(Exercise brief): Gather all lines in the entries below that include the word "this".

### Listing

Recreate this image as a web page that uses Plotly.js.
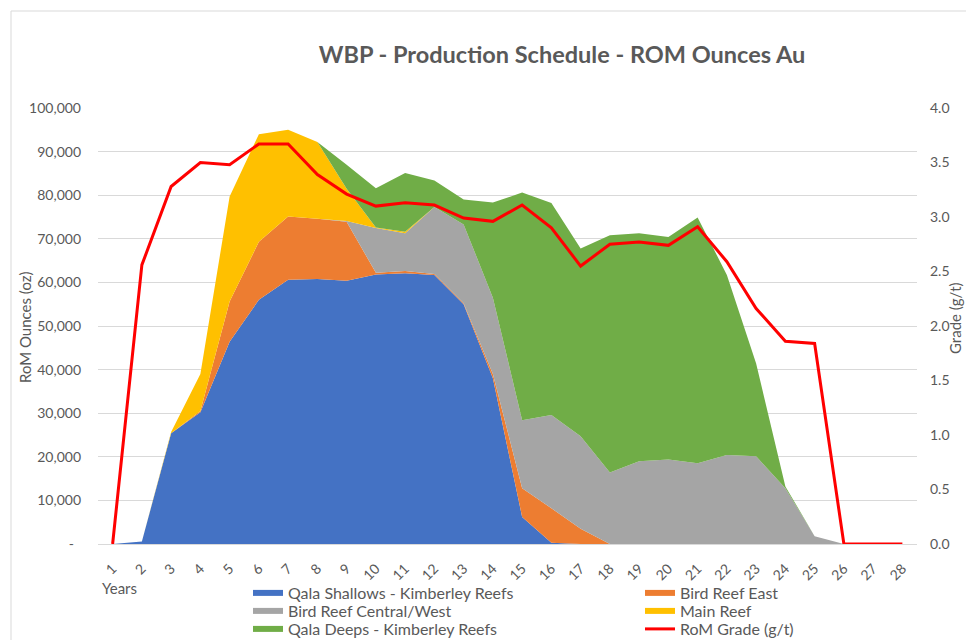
<!DOCTYPE html>
<html>
<head>
<meta charset="utf-8">
<script src="https://cdn.plot.ly/plotly-3.0.1.min.js"></script>
<style>html,body{margin:0;padding:0;background:#fff;}#chart{width:966px;height:640px;}</style>
</head>
<body>
<div id="chart"></div>
<script>
const years = ['1','2','3','4','5','6','7','8','9','10','11','12','13','14','15','16','17','18','19','20','21','22','23','24','25','26','27','28'];
const qalaShallows = [0, 600, 25400, 30200, 46400, 56000, 60600, 60800, 60400, 61800, 62100, 61700, 55000, 38000, 6200, 300, 0, 0, 0, 0, 0, 0, 0, 0, 0, 0, 0, 0];
const birdReefEast = [0, 0, 0, 300, 9200, 13300, 14500, 13800, 13500, 400, 500, 200, 200, 1000, 6600, 7900, 3500, 0, 0, 0, 0, 0, 0, 0, 0, 0, 0, 0];
const birdReefCentralWest = [0, 0, 0, 0, 0, 0, 0, 0, 200, 10300, 8700, 15400, 18100, 17500, 15600, 21400, 21200, 16400, 19000, 19400, 18500, 20400, 20100, 12800, 1800, 0, 0, 0];
const mainReef = [0, 0, 300, 8500, 24100, 24700, 19900, 17600, 7400, 100, 300, 0, 0, 0, 0, 0, 0, 0, 0, 0, 0, 0, 0, 0, 0, 0, 0, 0];
const qalaDeeps = [0, 0, 0, 0, 0, 0, 0, 0, 5500, 9000, 13500, 6100, 5700, 21800, 52200, 48600, 43100, 54400, 52300, 51000, 56400, 41300, 21300, 400, 0, 0, 0, 0];
const romGrade = [0, 2.56, 3.28, 3.50, 3.48, 3.67, 3.67, 3.39, 3.21, 3.10, 3.13, 3.11, 2.99, 2.96, 3.11, 2.90, 2.55, 2.75, 2.77, 2.74, 2.91, 2.59, 2.16, 1.86, 1.84, 0, 0, 0];
const ozTickVals = [0, 10000, 20000, 30000, 40000, 50000, 60000, 70000, 80000, 90000, 100000];
const ozTickText = ['-\u2002', '10,000', '20,000', '30,000', '40,000', '50,000', '60,000', '70,000', '80,000', '90,000', '100,000'];

const FONT = 'Lato, "Open Sans", sans-serif';
const TXT = '#595959';

function area(name, y, color, legend) {
  return {type: 'scatter', x: years, y: y, name: name, stackgroup: 'one', mode: 'none',
          fillcolor: color, legend: legend, hoverinfo: 'x+y+name'};
}

const traces = [
  area('Qala Shallows - Kimberley Reefs', qalaShallows, '#4472C4', 'legend'),
  area('Bird Reef East', birdReefEast, '#ED7D31', 'legend2'),
  area('Bird Reef Central/West', birdReefCentralWest, '#A5A5A5', 'legend3'),
  area('Main Reef', mainReef, '#FFC000', 'legend4'),
  area('Qala Deeps - Kimberley Reefs', qalaDeeps, '#70AD47', 'legend5'),
  {type: 'scatter', x: years, y: romGrade, name: 'RoM Grade (g/t)', yaxis: 'y2', mode: 'lines',
   line: {color: '#FF0000', width: 3}, legend: 'legend6'}
];

const PL = 98, PR = 917, PT = 108, PB = 544;
const PW = PR - PL, PH = PB - PT;
const px = v => (v - PL) / PW;
const py = v => (PB - v) / PH;

function leg(xp, yp) {
  return {x: px(xp), y: py(yp), xanchor: 'left', yanchor: 'middle', orientation: 'v',
          bgcolor: 'rgba(0,0,0,0)', borderwidth: 0, font: {family: FONT, size: 16, color: TXT},
          itemwidth: 30};
}

const layout = {
  width: 966, height: 640,
  margin: {l: PL, r: 966 - PR, t: PT, b: 640 - PB, autoexpand: false},
  paper_bgcolor: '#fff', plot_bgcolor: '#fff',
  font: {family: FONT, color: TXT},
  title: {text: '<b>WBP - Production Schedule - ROM Ounces Au</b>', x: 562 / 966, xanchor: 'center', xref: 'container',
          y: 1 - 55 / 640, yanchor: 'middle', yref: 'container', font: {family: FONT, size: 23.5, color: TXT}},
  showlegend: true,
  legend: leg(248, 593),
  legend2: leg(640, 593),
  legend3: leg(248, 611),
  legend4: leg(640, 611),
  legend5: leg(248, 629),
  legend6: leg(640, 629),
  xaxis: {type: 'category', range: [-0.5, 27.5], tickangle: -45, showgrid: false, zeroline: false,
          showline: true, linecolor: '#d9d9d9', linewidth: 1, ticks: '',
          tickfont: {family: FONT, size: 14, color: TXT}, ticklabelstandoff: 10, fixedrange: true},
  yaxis: {range: [0, 100000], tickvals: ozTickVals, ticktext: ozTickText, showgrid: true, gridcolor: '#d9d9d9',
          gridwidth: 1, zeroline: false, showline: false, ticks: '',
          tickfont: {family: FONT, size: 14, color: TXT}, ticklabelstandoff: 16},
  yaxis2: {range: [0, 4], dtick: 0.5, tick0: 0, tickformat: '.1f', overlaying: 'y', side: 'right',
           showgrid: false, zeroline: false, showline: false, ticks: '',
           tickfont: {family: FONT, size: 14, color: TXT}, ticklabelstandoff: 12},
  annotations: [
    {text: 'RoM Ounces (oz)', xref: 'paper', yref: 'paper', x: px(25), y: py(327), textangle: -90,
     showarrow: false, xanchor: 'center', yanchor: 'middle', font: {family: FONT, size: 15, color: TXT}},
    {text: 'Grade (g/t)', xref: 'paper', yref: 'paper', x: px(955), y: py(318), textangle: -90,
     showarrow: false, xanchor: 'center', yanchor: 'middle', font: {family: FONT, size: 15, color: TXT}},
    {text: 'Years', xref: 'paper', yref: 'paper', x: px(100), y: py(588), showarrow: false,
     xanchor: 'left', yanchor: 'middle', font: {family: FONT, size: 15, color: TXT}}
  ],
  shapes: [
    {type: 'rect', xref: 'paper', yref: 'paper', x0: px(11), x1: px(1100), y0: py(800), y1: py(11),
     line: {color: '#d9d9d9', width: 1}, fillcolor: 'rgba(0,0,0,0)', layer: 'below'}
  ]
};

Plotly.newPlot('chart', traces, layout, {displayModeBar: false, staticPlot: true});
</script>
</body>
</html>
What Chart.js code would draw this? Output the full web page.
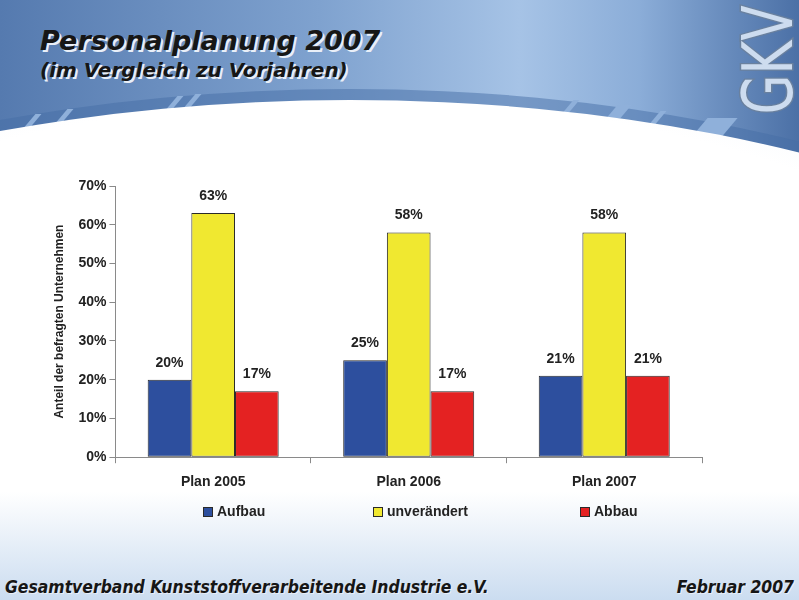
<!DOCTYPE html>
<html>
<head>
<meta charset="utf-8">
<script src="https://cdn.jsdelivr.net/npm/chart.js@4"></script>
<style>
  html, body { margin: 0; padding: 0; }
  body {
    width: 799px; height: 600px; overflow: hidden; position: relative;
    background: linear-gradient(to right, #557aaf 0%, #7fa2cf 40%, #a6c3e6 65%, #8badd8 80%, #4b70a6 100%);
    font-family: "Liberation Sans", Arial, sans-serif;
  }
  .oval {
    position: absolute; left: -608px; width: 1916px; height: 900px; border-radius: 50%;
  }
  #ring { top: 89px; background: rgba(70, 110, 165, 0.5); }
  #swoosh {
    top: 100px;
    background: radial-gradient(ellipse at 50% 45%, #ffffff 0%, #ffffff 58%, #f2f6fb 70%, #d6e4f3 84%, #bcd2ea 100%);
  }
  #band {
    position: absolute; left: 0; top: 0; width: 799px; height: 600px;
    background: linear-gradient(to bottom, rgba(255,255,255,0) 82%, rgba(160,192,228,0.55) 100%);
  }
  .gap { position: absolute; width: 6px; height: 13px; background: #8fb0da; transform: skewX(-40deg); }
  #title, #subtitle, .foot {
    position: absolute; font-family: "DejaVu Sans", Verdana, sans-serif;
    font-weight: bold; font-style: italic; color: #161616;
    text-shadow: 2px 2px 0 #e9eff8;
  }
  #title { left: 40px; top: 25px; font-size: 27px; }
  #subtitle { left: 40px; top: 58px; font-size: 20px; }
  .foot { top: 577px; font-size: 17.4px; font-family: "DejaVu Sans Condensed", "DejaVu Sans", sans-serif; text-shadow: 1px 1px 0 #e9eff8; }
  #logo {
    position: absolute; left: 768px; top: 60px; transform: translate(-50%, -50%) rotate(-90deg) scaleX(0.82);
    font-family: "DejaVu Sans Condensed", "DejaVu Sans", sans-serif; font-size: 70px;
    color: #cddcef; -webkit-text-stroke: 3px #6a819f; paint-order: stroke fill; line-height: 1;
  }
  #chart { position: absolute; left: 30px; top: 165px; }
  #legend { position: absolute; top: 503px; left: 0; width: 799px; height: 20px; }
  #legend span {
    position: absolute; font: bold 14px "Liberation Sans", Arial, sans-serif; color: #222;
    white-space: nowrap; line-height: 16px;
  }
  #legend i {
    display: inline-block; width: 8px; height: 8px; border: 1px solid #2a2a2a;
    margin-right: 4px; vertical-align: -1px;
  }
</style>
</head>
<body>
<div class="oval" id="ring"></div>
<div class="gap" style="left:30px; top:114px"></div>
<div class="gap" style="left:62px; top:109px"></div>
<div class="gap" style="left:172px; top:96px"></div>
<div class="gap" style="left:190px; top:94px"></div>
<div class="gap" style="left:568px; top:100px"></div>
<div class="gap" style="left:612px; top:105px; width:14px"></div>
<div class="gap" style="left:655px; top:111px"></div>
<div class="gap" style="left:700px; top:118px; width:30px; height:18px"></div>
<div class="oval" id="swoosh"></div>
<div id="band"></div>
<div id="logo">GKV</div>
<div id="title">Personalplanung 2007</div>
<div id="subtitle">(im Vergleich zu Vorjahren)</div>
<div class="foot" style="left:5px">Gesamtverband Kunststoffverarbeitende Industrie e.V.</div>
<div class="foot" style="right:5px">Februar 2007</div>
<canvas id="chart" width="700" height="341"></canvas>
<div id="legend"></div>
<script>
// Kategorien und Werte (Prozent)
const categories = ["Plan 2005", "Plan 2006", "Plan 2007"];
const aufbau = [20, 25, 21];
const unveraendert = [63, 58, 58];
const abbau = [17, 17, 21];
const yTicks = [0, 10, 20, 30, 40, 50, 60, 70];
const seriesNames = ["Aufbau", "unverändert", "Abbau"];
const seriesColors = ["#2d4f9e", "#f0e830", "#e42222"];
const legendX = [203, 373, 580];

// Werte über den Balken anzeigen
const valueLabels = {
  id: "valueLabels",
  afterDatasetsDraw(chart) {
    const ctx = chart.ctx;
    ctx.save();
    ctx.font = "bold 14px 'Liberation Sans', Arial, sans-serif";
    ctx.fillStyle = "#222";
    ctx.textAlign = "center";
    ctx.textBaseline = "bottom";
    chart.data.datasets.forEach((ds, i) => {
      chart.getDatasetMeta(i).data.forEach((bar, j) => {
        ctx.fillText(ds.data[j] + "%", bar.x, bar.y - 10);
      });
    });
    ctx.restore();
  },
};

const ctx = document.getElementById("chart").getContext("2d");

const chart = new Chart(ctx, {
  type: "bar",
  data: {
    labels: categories,
    datasets: [aufbau, unveraendert, abbau].map((values, i) => ({
      label: seriesNames[i],
      data: values,
      backgroundColor: seriesColors[i],
      borderColor: "#2a2a2a",
      borderWidth: 1,
      borderSkipped: false,
      barPercentage: 1,
      categoryPercentage: 0.67,
    })),
  },
  options: {
    responsive: false,
    animation: false,
    layout: { padding: { top: 21, left: 18, right: 28, bottom: 4 } },
    plugins: {
      legend: { display: false },
      tooltip: { enabled: false },
    },
    scales: {
      x: {
        grid: { drawOnChartArea: false, color: "#8a8a8a", tickLength: 6, offset: true },
        border: { color: "#8a8a8a" },
        ticks: { color: "#222", padding: 11, font: { size: 14, weight: "bold", family: "'Liberation Sans', Arial, sans-serif" } },
      },
      y: {
        min: 0, max: 70,
        afterBuildTicks(axis) { axis.ticks = yTicks.map((v) => ({ value: v })); },
        grid: { drawOnChartArea: false, color: "#8a8a8a", tickLength: 6 },
        border: { color: "#8a8a8a" },
        ticks: {
          color: "#222", padding: 3,
          font: { size: 14, weight: "bold", family: "'Liberation Sans', Arial, sans-serif" },
          callback: (v) => v + "%",
        },
        title: {
          display: true, text: "Anteil der befragten Unternehmen", color: "#222",
          padding: { bottom: 9 },
          font: { size: 12, weight: "bold", family: "'Liberation Sans', Arial, sans-serif" },
        },
      },
    },
  },
  plugins: [valueLabels],
});

// Legende als HTML, weit auseinander wie im Original
const legend = document.getElementById("legend");
chart.data.datasets.forEach((ds, i) => {
  const item = document.createElement("span");
  item.style.left = legendX[i] + "px";
  item.innerHTML = `<i style="background:${ds.backgroundColor}"></i>${ds.label}`;
  legend.appendChild(item);
});
</script>
</body>
</html>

######

(Written answer):
Recreate this image as a web page that uses Plotly.js.
What Chart.js code would draw this? Output the full web page.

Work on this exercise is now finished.